■ **Work instructions**
Extract all lines from the data beneath that include the word "with".

■ **Input records**
—————

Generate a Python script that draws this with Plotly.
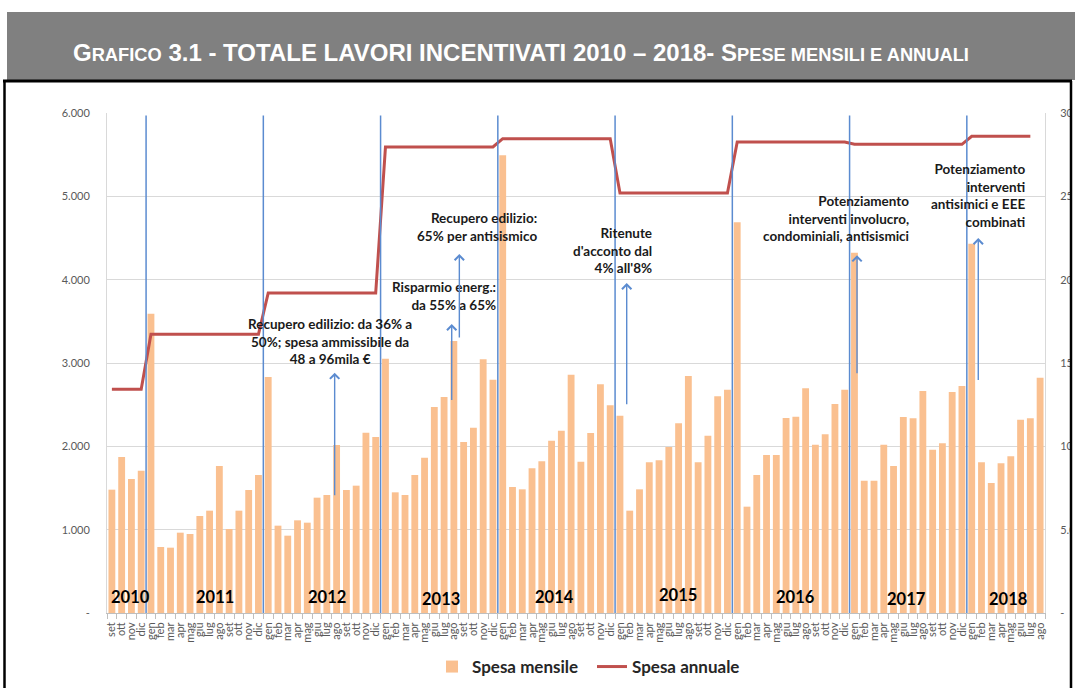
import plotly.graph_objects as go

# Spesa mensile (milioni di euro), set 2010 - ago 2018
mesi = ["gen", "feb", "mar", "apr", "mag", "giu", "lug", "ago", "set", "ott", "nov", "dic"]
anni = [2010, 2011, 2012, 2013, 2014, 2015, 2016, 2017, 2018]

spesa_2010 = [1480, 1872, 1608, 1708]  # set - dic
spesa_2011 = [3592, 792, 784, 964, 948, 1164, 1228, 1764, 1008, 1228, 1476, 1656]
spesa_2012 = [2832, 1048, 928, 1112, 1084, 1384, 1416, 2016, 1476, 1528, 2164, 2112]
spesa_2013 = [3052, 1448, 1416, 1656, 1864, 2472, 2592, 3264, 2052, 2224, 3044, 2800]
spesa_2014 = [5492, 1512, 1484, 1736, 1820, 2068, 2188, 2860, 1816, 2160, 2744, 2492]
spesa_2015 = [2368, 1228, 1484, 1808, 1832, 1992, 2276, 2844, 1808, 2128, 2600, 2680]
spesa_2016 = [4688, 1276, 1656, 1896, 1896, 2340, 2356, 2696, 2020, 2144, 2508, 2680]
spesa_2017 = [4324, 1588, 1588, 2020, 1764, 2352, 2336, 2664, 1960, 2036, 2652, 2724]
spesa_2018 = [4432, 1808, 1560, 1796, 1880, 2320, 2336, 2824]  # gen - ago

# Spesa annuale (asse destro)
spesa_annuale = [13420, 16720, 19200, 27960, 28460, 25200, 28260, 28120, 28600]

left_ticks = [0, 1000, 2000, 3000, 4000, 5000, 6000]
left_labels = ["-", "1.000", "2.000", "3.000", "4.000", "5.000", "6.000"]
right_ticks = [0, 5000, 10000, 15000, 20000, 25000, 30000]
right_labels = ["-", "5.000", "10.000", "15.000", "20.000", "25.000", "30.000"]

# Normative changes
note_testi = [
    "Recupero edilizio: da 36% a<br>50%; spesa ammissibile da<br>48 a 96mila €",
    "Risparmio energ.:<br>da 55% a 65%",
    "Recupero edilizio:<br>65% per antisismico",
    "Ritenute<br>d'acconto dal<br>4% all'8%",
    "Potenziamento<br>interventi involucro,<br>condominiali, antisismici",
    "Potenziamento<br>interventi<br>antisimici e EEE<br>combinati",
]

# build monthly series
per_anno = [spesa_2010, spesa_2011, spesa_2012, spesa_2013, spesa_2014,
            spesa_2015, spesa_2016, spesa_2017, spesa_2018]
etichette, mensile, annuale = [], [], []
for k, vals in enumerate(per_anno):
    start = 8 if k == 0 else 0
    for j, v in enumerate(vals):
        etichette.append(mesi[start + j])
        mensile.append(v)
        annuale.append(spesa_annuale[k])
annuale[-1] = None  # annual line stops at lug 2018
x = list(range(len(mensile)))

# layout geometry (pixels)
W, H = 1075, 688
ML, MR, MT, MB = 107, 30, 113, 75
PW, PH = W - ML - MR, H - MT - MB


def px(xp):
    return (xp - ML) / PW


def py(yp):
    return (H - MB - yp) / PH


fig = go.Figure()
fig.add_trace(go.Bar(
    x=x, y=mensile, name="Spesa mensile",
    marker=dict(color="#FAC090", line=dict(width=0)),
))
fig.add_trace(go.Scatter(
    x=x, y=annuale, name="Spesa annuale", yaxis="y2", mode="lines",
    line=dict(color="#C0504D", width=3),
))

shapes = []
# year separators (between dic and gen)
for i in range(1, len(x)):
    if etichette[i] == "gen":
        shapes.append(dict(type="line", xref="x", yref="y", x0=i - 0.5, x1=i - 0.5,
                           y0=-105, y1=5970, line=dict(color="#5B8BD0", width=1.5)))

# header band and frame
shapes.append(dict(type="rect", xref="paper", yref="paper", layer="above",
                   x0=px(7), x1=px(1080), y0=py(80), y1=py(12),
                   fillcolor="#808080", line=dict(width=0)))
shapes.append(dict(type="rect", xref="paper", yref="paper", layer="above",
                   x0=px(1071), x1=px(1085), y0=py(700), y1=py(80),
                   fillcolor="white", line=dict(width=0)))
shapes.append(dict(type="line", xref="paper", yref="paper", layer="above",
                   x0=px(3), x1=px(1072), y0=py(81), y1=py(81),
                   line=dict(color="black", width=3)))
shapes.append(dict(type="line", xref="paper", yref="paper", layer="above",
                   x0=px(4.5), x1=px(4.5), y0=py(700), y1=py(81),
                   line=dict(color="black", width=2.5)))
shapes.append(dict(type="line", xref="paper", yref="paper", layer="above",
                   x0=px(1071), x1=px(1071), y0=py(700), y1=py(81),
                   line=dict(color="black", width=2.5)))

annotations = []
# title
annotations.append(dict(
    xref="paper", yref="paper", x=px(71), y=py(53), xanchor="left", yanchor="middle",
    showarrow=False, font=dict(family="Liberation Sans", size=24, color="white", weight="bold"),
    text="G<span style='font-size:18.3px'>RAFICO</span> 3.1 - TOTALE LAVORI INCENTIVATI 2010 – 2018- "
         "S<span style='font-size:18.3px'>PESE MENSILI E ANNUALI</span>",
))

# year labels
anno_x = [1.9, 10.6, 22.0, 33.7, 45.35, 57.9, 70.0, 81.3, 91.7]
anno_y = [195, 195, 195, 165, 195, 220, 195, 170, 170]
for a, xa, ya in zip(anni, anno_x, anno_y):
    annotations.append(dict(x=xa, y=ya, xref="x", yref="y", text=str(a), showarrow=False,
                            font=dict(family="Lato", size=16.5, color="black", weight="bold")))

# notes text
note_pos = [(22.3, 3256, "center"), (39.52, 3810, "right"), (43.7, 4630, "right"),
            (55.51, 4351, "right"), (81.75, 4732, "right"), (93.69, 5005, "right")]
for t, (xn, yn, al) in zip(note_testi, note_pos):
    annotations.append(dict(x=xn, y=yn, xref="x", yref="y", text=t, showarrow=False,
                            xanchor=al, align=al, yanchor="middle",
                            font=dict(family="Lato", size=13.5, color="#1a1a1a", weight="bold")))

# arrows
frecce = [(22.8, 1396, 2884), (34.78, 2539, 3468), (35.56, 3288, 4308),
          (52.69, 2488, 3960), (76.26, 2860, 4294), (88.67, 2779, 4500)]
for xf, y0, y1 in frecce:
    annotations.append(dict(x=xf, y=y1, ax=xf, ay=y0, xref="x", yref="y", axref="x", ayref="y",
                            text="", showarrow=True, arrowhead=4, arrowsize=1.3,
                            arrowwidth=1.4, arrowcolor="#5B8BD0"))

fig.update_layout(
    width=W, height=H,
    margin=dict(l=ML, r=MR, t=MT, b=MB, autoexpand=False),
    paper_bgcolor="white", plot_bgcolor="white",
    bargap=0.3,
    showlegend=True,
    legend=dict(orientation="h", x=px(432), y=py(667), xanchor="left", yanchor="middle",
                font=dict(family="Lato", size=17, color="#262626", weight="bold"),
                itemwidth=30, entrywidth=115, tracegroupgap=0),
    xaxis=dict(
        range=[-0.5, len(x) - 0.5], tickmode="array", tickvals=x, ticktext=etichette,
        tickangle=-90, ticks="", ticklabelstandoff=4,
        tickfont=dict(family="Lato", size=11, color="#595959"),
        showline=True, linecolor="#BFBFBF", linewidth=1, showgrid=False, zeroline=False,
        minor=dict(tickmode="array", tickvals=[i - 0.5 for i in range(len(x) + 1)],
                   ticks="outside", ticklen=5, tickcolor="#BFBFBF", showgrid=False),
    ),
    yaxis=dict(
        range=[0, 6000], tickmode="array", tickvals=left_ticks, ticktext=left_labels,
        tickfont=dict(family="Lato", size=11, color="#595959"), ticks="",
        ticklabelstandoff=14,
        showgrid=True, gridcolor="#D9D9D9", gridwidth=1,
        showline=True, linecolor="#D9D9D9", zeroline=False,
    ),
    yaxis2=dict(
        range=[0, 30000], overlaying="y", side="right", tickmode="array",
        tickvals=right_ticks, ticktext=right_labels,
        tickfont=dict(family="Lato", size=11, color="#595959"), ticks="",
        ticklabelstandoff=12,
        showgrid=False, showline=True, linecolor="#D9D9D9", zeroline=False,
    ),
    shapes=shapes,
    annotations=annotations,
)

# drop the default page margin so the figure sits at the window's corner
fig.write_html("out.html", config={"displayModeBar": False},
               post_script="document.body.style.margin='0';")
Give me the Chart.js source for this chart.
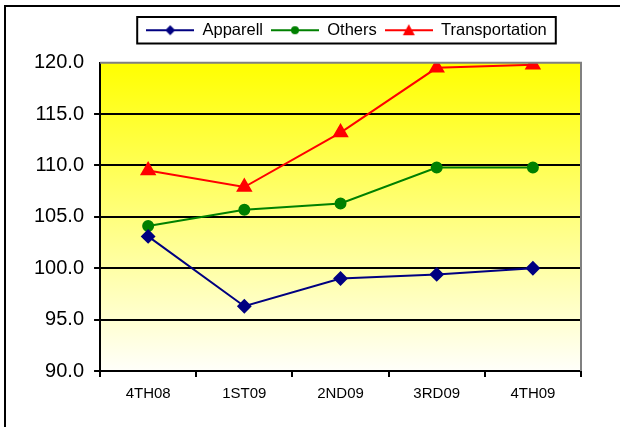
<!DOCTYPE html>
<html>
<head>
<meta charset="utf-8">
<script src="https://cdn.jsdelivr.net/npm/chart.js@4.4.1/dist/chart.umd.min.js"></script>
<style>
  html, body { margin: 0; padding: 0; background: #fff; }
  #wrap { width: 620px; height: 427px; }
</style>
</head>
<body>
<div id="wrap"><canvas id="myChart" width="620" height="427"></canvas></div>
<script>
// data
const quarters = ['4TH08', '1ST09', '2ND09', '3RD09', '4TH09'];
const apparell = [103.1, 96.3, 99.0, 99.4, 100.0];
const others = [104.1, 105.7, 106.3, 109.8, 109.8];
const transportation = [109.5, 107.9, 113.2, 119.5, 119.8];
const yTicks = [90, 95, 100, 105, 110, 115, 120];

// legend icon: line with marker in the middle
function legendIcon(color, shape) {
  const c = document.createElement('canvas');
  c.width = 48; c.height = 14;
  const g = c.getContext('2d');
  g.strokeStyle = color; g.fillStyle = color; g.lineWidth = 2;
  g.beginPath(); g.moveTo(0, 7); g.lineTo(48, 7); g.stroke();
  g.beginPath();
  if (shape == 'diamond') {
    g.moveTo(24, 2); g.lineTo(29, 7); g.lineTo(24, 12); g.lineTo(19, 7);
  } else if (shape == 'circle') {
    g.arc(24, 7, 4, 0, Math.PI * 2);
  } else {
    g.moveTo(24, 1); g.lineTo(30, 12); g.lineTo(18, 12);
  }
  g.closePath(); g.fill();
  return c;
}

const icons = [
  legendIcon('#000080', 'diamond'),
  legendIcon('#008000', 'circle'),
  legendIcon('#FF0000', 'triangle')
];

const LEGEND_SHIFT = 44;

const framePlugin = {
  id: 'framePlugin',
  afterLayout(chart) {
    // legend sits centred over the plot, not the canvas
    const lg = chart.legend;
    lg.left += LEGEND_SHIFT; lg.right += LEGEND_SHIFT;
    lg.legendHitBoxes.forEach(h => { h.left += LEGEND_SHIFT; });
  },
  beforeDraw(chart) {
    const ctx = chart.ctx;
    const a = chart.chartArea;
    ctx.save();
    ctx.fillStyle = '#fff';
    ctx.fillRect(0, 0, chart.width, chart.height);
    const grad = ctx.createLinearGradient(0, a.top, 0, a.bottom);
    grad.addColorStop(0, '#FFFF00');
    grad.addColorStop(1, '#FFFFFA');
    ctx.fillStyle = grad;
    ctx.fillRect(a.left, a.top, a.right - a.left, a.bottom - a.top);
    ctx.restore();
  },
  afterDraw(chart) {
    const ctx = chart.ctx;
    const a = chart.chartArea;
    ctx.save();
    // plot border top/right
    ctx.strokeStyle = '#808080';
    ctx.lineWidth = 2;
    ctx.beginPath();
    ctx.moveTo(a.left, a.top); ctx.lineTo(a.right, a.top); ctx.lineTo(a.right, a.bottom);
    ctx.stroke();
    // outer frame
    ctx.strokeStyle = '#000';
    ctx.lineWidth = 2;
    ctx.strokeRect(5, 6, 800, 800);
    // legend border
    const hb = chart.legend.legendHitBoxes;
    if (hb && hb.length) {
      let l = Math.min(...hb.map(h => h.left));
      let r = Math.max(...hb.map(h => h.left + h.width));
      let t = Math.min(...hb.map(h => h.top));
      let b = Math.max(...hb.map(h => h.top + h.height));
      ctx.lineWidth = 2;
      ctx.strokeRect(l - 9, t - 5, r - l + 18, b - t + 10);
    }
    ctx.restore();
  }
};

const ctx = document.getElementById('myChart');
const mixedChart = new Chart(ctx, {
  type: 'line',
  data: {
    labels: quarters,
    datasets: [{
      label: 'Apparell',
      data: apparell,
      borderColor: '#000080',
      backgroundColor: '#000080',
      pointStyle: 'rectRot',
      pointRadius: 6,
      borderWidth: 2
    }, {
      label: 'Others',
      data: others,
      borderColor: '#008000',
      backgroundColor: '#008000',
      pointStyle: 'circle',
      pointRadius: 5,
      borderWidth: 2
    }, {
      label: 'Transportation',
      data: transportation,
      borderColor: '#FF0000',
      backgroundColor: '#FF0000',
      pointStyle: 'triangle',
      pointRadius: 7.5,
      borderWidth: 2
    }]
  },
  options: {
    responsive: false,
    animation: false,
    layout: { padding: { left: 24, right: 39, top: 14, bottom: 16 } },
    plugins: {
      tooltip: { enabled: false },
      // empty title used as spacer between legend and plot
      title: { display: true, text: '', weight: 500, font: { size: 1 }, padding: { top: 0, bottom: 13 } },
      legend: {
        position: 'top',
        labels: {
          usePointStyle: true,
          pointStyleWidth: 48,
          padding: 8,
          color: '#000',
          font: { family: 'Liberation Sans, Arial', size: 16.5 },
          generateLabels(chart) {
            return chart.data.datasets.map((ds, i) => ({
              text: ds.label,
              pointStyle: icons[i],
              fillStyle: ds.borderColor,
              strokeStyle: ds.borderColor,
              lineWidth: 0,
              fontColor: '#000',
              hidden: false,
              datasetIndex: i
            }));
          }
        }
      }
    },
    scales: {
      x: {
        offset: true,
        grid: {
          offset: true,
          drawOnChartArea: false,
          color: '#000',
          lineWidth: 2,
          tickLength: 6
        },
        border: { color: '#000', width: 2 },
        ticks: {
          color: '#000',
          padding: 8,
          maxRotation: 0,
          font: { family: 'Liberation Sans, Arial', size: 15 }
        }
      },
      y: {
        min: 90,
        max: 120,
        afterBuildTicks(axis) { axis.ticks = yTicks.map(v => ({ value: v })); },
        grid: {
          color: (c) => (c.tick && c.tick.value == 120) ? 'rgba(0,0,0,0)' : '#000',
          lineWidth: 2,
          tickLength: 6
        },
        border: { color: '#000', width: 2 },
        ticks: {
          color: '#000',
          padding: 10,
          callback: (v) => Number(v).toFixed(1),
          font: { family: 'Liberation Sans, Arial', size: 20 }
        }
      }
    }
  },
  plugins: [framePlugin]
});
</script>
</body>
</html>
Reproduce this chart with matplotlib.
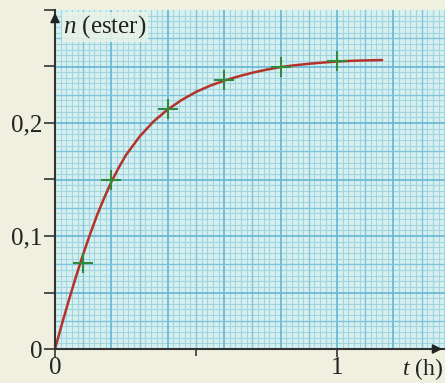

—————

■ **Result of this exercise**
Generate a Python script that draws this with Plotly.
// legend icon: line with marker in the middle
Reproduce this chart with matplotlib.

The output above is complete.